None of this has gone unnoticed in Israel. A classified report by the foreign ministry leaked last month paints a dark future. It concludes that western support for the Palestinians will increase, the threat of European sanctions will grow, and the US might even refuse to “protect Israel with its veto” at the UN.

Israel is particularly concerned about the economic impact, given that Europe is its largest trading partner. Serious sanctions could ravage the economy.

One might assume that, faced with these drastic calculations, Israel would reconsider its obstructive approach to peace negotiations and Palestinian statehood. Not a bit of it.

Netanyahu’s officials blame the crisis with Washington on Obama, implying that they will wait out his presidency for better times to return.

As for Europe, Netanyahu blames the shift there on what he calls “Islamisation”, suggesting that Europe’s growing Muslim population is holding the region’s politicians to ransom. On this view, the price paid for the recent terror attacks in Paris and Copenhagen is Europe’s support for Israel.

Instead, Netanyahu has begun looking elsewhere for economic – and ultimately political – patrons.

In doing so, he is returning to an early Israeli tradition. The state’s founders were inspired by the collectivist ideals of the Soviet Union, not US individualism. And in return for attacking Egypt in 1956, Israel was secretly helped by Britain and France to build nuclear weapons over stiff US opposition.

In response to recent developments, Netanyahu announced last month that he was courting trade with China, India and Japan – comprising nearly 40 per cent of the planet’s population.

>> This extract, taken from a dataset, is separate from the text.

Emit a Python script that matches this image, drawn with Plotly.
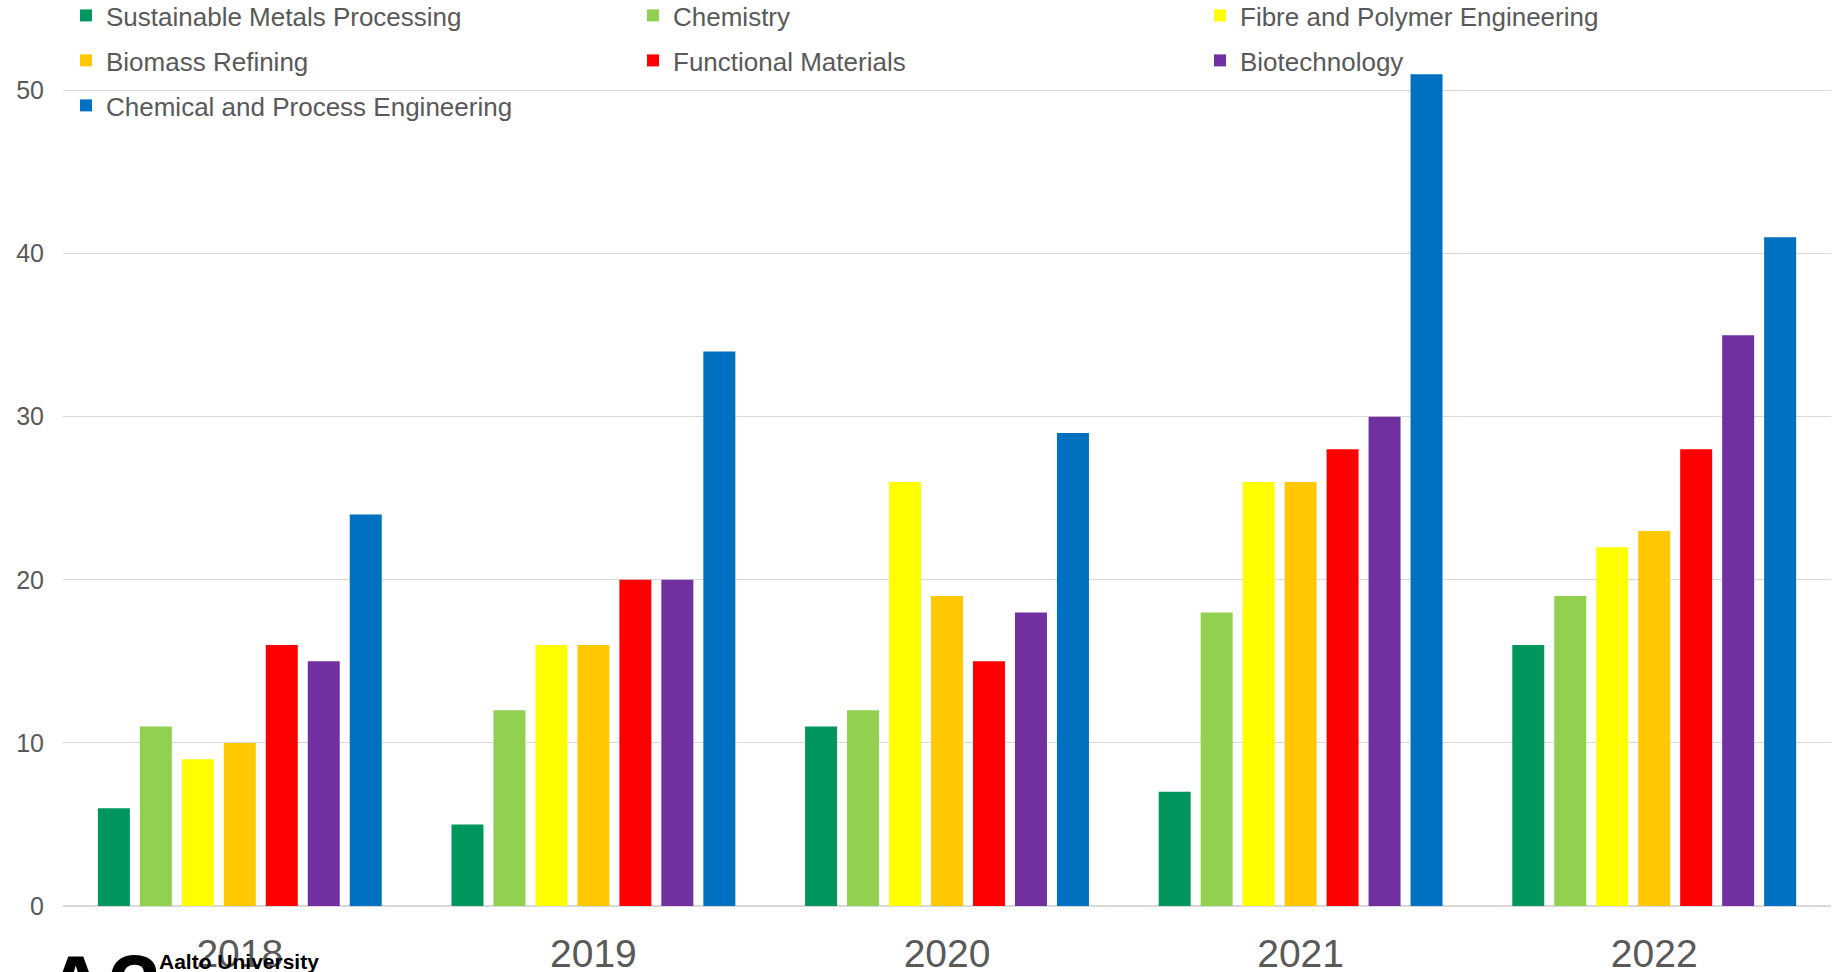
import plotly.graph_objects as go

years = ["2018", "2019", "2020", "2021", "2022"]

sustainable_metals = [6, 5, 11, 7, 16]
chemistry = [11, 12, 12, 18, 19]
fibre_polymer = [9, 16, 26, 26, 22]
biomass_refining = [10, 16, 19, 26, 23]
functional_materials = [16, 20, 15, 28, 28]
biotechnology = [15, 20, 18, 30, 35]
chemical_process = [24, 34, 29, 51, 41]

series = [
    ("Sustainable Metals Processing", sustainable_metals, "#00965E"),
    ("Chemistry", chemistry, "#92D050"),
    ("Fibre and Polymer Engineering", fibre_polymer, "#FFFF00"),
    ("Biomass Refining", biomass_refining, "#FFC800"),
    ("Functional Materials", functional_materials, "#FF0000"),
    ("Biotechnology", biotechnology, "#7030A0"),
    ("Chemical and Process Engineering", chemical_process, "#0070C0"),
]

W, H = 1841, 972
M_L, M_R, M_T, M_B = 63, 10, 0, 66
FONT = "Liberation Sans, Arial, sans-serif"


def py(px):
    # pixel row -> paper y
    ph = H - M_T - M_B
    return (H - M_B - px) / ph


def pxx(px):
    pw = W - M_L - M_R
    return (px - M_L) / pw


# legend rows of three entries each
legend_ids = ["legend", "legend2", "legend3"]

fig = go.Figure()
for i, (name, vals, color) in enumerate(series):
    fig.add_trace(go.Bar(x=years, y=vals, name=name, marker_color=color,
                         marker_line_width=0, legend=legend_ids[i // 3]))

row_tops = [-8, 37, 82]
legend_style = dict(
    orientation="h", x=pxx(66), xanchor="left", yanchor="top",
    entrywidth=522, entrywidthmode="pixels",
    font=dict(size=26, color="#595959", family=FONT),
    bgcolor="rgba(0,0,0,0)", traceorder="normal",
)

fig.update_layout(
    width=W, height=H,
    margin=dict(l=M_L, r=M_R, t=M_T, b=M_B, pad=0, autoexpand=False),
    paper_bgcolor="white", plot_bgcolor="white",
    barmode="group", bargap=0.169, bargroupgap=0.238,
    font=dict(family=FONT, color="#595959"),
    showlegend=True,
    legend=dict(y=py(row_tops[0]), **legend_style),
    legend2=dict(y=py(row_tops[1]), **legend_style),
    legend3=dict(y=py(row_tops[2]), **legend_style),
    xaxis=dict(
        showgrid=False, showline=False, ticks="",
        ticklabelstandoff=21,
        tickfont=dict(size=39, color="#595959"),
    ),
    yaxis=dict(
        range=[0, 55.55], dtick=10, tick0=0,
        showgrid=True, gridcolor="#D9D9D9", gridwidth=1.4,
        zeroline=True, zerolinecolor="#D9D9D9", zerolinewidth=1.6,
        showline=False, ticks="", ticklabelstandoff=18,
        tickfont=dict(size=25, color="#595959"),
    ),
)

# Aalto University logo in the lower-left corner
fig.add_annotation(text="<b>A?</b>", xref="paper", yref="paper",
                   x=pxx(42), y=py(934), xanchor="left", yanchor="top",
                   showarrow=False,
                   font=dict(size=88, color="black", family=FONT))
fig.add_annotation(text="<b>Aalto University</b>", xref="paper", yref="paper",
                   x=pxx(157), y=py(961), xanchor="left", yanchor="middle",
                   showarrow=False,
                   font=dict(size=21, color="black", family=FONT))

fig.write_html("out.html")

Last year, for the first time, Israel did more trade with these Asian giants than with the US. Much of it focused on the burgeoning arms market, with Israel supplying nearly $4 billion worth of weapons in 2013. A region once implacably hostile to Israel is throwing open its doors.

India, plagued by border tensions with Pakistan and China, is now Israel’s largest arms purchaser – and such trade is expected to expand further following the election last year of Narendra Modi, known for his anti-Muslim views.

He has lifted the veil off India’s growing defence cooperation with Israel, one reason why Moshe Yaalon last week became the first Israeli defence minister to make an official visit.

Ties between Israel and China are deepening rapidly too. Beijing has become Israel’s third largest trading partner, while Israel is China’s second biggest supplier of military technology after Russia.

Last month the two signed a three-year cooperation plan, with China keen to exploit – in addition to Israel’s military hardware – its innovations on solar energy, irrigation and desalination.

Emmanuel Navon, an international relations expert at Tel Aviv University, claims that, despite its poor public image, Israel now enjoys a “global clout” unprecedented in its history.

Israel’s immediate goal is to future-proof itself economically against mounting popular pressure in Europe and the US to act in favour of the Palestinian cause.

But longer term, Israel hopes to convert Chinese and Indian dependency on Israeli armaments – based on technology it tests and refines on a captive Palestinian population – into diplomatic cover. One day Israel may be relying on a Chinese veto at the UN, not a US one.